An example of the Pseudo-inverse of an operator

Question

Let $E$ an infinite dimensional complex Hilbert space and $\mathcal{L}(E)$ be the algebra of all bounded linear operators on $E$.

Definition: Let $T \in \mathcal{L}(E)$. The Moore-Penrose inverse of $T$, denoted by $T^{+}$, is defined as the unique linear extension of $(\overline{T})^{-1}$ in $$D(T^{+}) = \mathcal{R}(T)+\mathcal{R}(T)^{\perp},$$ with $\mathcal{N}(T^{+}) = \mathcal{R}(T)^{\perp}$ and $\overline{T}$ is the isomorphism $$\overline{T}:=T|_{{\mathcal{N}(T)}^{\perp}}: {\mathcal{N}(T)}^{\perp} \longrightarrow \mathcal{R}(T).$$ Moreover, $T^{+}$ is the unique solution of the four ''Moore-Penrose equations'': $$TXT = T,\quad XTX = X,\quad XT = P_{N{(T)^{\bot}}}\,\,\mbox{and}\,\,\quad TX = P_{\overline{\mathcal{R}(T)}}{{|}_{D(T^{+})}}.$$

Here $\mathcal{R}(T)$ and $\mathcal{N}(T)$ denote respectively the range and the nullspace of $T$. Also $P_{F}$ denote the orthogonal projection onto $F$.

I want to see with an example how we compute $T^{+}$ when $T$ is a non invertible operator acting on an infinite dimensional complex Hilbert space $E$.

Answer 1

If you take $T\in B(\ell^2(\mathbb N))$ given by $Te_n=\tfrac1n e_n$ on the canonical orthonormal basis, that is $$ T(x_1,x_2,\ldots)=(x_1,\tfrac12 x_2,\tfrac13 x_3,\ldots), $$ then $$ T^+(x_1,x_2,\ldots)=(x_1,2 x_2,3 x_3,\ldots). $$ A very natural example is given by the shift: if $S$ is the unilateral shift $$ S(x_1,x_2,\ldots)=(0,x_1, x_2, x_3,\ldots), $$ then one can check directly from the Moore-Penrose equations that $S^+=S^*$, i.e., $$ S^+(x_1,x_2,\ldots)=(x_2,x_3,\ldots). $$

Answer 2

The following example is a solution to an exercise from here (in German, taken from lectures at LMU Munich, 2007).

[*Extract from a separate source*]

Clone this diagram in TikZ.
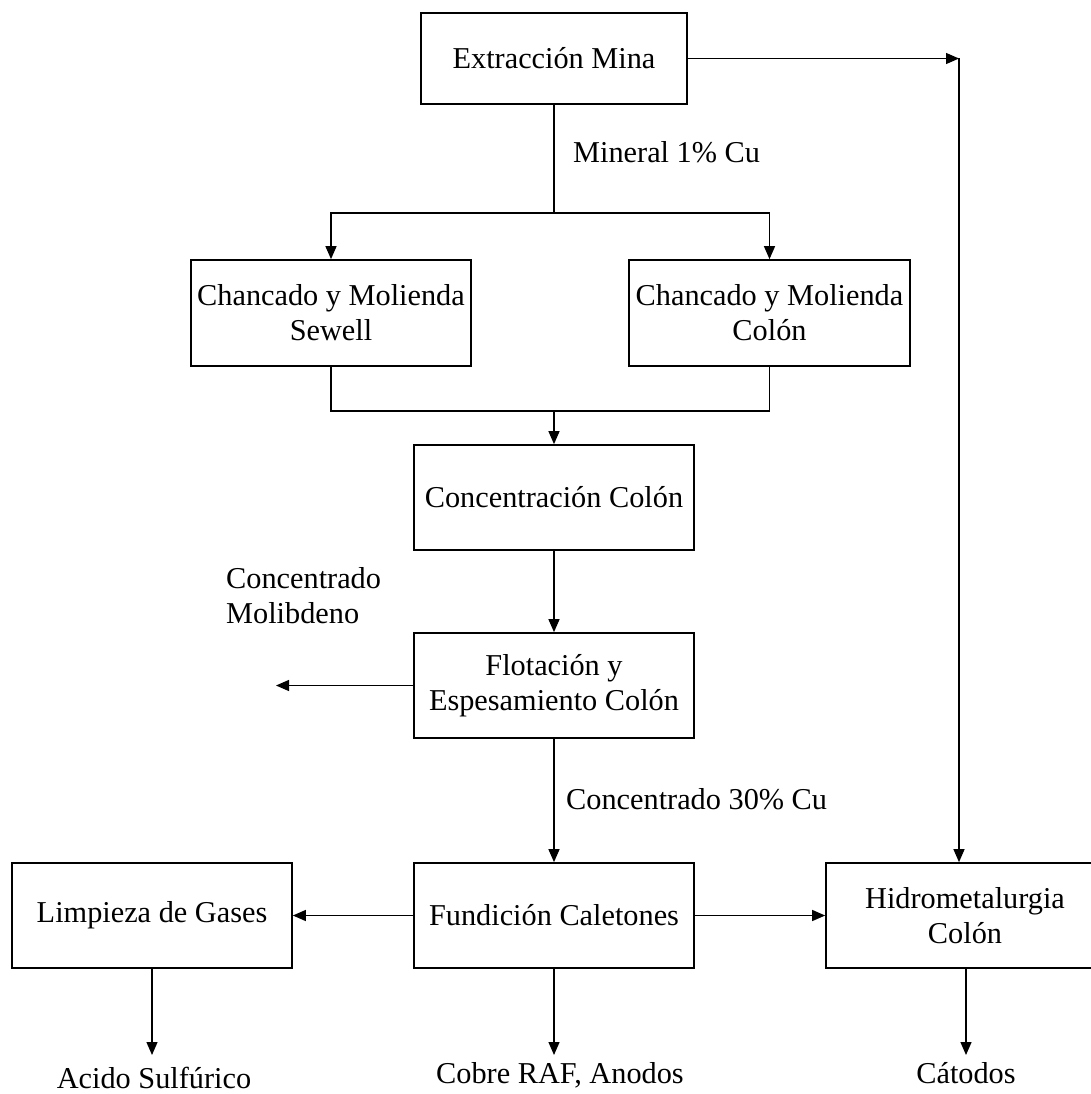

For $a < b \in \mathbb{R}$ let \begin{equation*} T: L^2(a,b) \to \mathbb{R}, \ f \mapsto \int_{a}^{b} f(x) dx. \end{equation*}

We have \begin{equation*} \ker(T) = \left\{ f \in L^2: \int_{a}^{b} f(x) \cdot \mathbb{1}_{(a,b)}(x) dx = 0 \right\} = \{ \mathbb{1}_{(a,b)} \}^{\perp} \end{equation*} thus \begin{equation*} \ker(T)^{\perp} = \{ \mathbb 1_{(a,b)} \}^{\perp \perp} = \{ f: (a,b) \to \mathbb K, f(x) = c \in \mathbb{R} \ \forall x \in (a,b) \}, \end{equation*} i.e. $\ker(T)^{\perp}$ consists of all constant functions on $(a,b)$. We have $\text{ran}(T) = \mathbb{R}$ and thus $\text{ran}(T)^{\perp} = \{0\}$. Therefore \begin{equation*} \widetilde{T}: \ker(T)^{\perp} \to \mathbb{R}, \ \big(f(x) = c\big) \mapsto \int_{a}^{b} f(x) dx = (b - a) c, \end{equation*} implying \begin{equation*} T^+ = \widetilde{T}^{-1}: \mathbb{R} \to \ker(T)^{\perp}, \ c \mapsto \left(f(x) := \frac{c}{b-a}\right). \end{equation*}

Now let $w = (w_i)_{i = 1}^{n} \subset L^2(a,b)$ be an orthonormal system and consider \begin{equation*} T: L^2(a,b) \to \mathbb{R}^n, \ f \mapsto \left( \int_{a}^{b} f(x) w_i(x) dx\right)_{i = 1}^{n}. \end{equation*}

As above, $\text{ran}(T) = \mathbb{R}^n$. Furthermore \begin{equation*} \ker(T) = \{ f \in L^2(a,b): \langle f, w_i \rangle = 0 \ \forall i \in \{1, \ldots, n\}\} = w^{\perp} \end{equation*} and thus $\ker(T)^{\perp} = w^{\perp \perp} = \text{span}(w)$. Then \begin{align*} \widetilde{T}: \text{span}(w) \to \mathbb{R}^n, \ \sum_{k = 1}^{n} a_k w_k(x) & \mapsto \left( \int_{a}^{b} \sum_{k = 1}^{n} a_k w_k(x) w_i(x) dx \right)_{i = 1}^{n} \\ & = \left( \sum_{k = 1}^{n} a_k \langle w_k, w_i \rangle \right)_{i = 1}^{n} = (a_i)_{i = 1}^{n}, \end{align*} holds as $\langle w_i, w_j \rangle = \delta_{i,j}$ since $w$ is orthonormal. Thus \begin{equation*} T^+ = \widetilde{T}^{-1}: \mathbb{R}^n \to \text{span}(w), \ (a_i)_{i = 1}^{n} \mapsto \sum_{k = 1}^{n} a_k w_k(x) \end{equation*}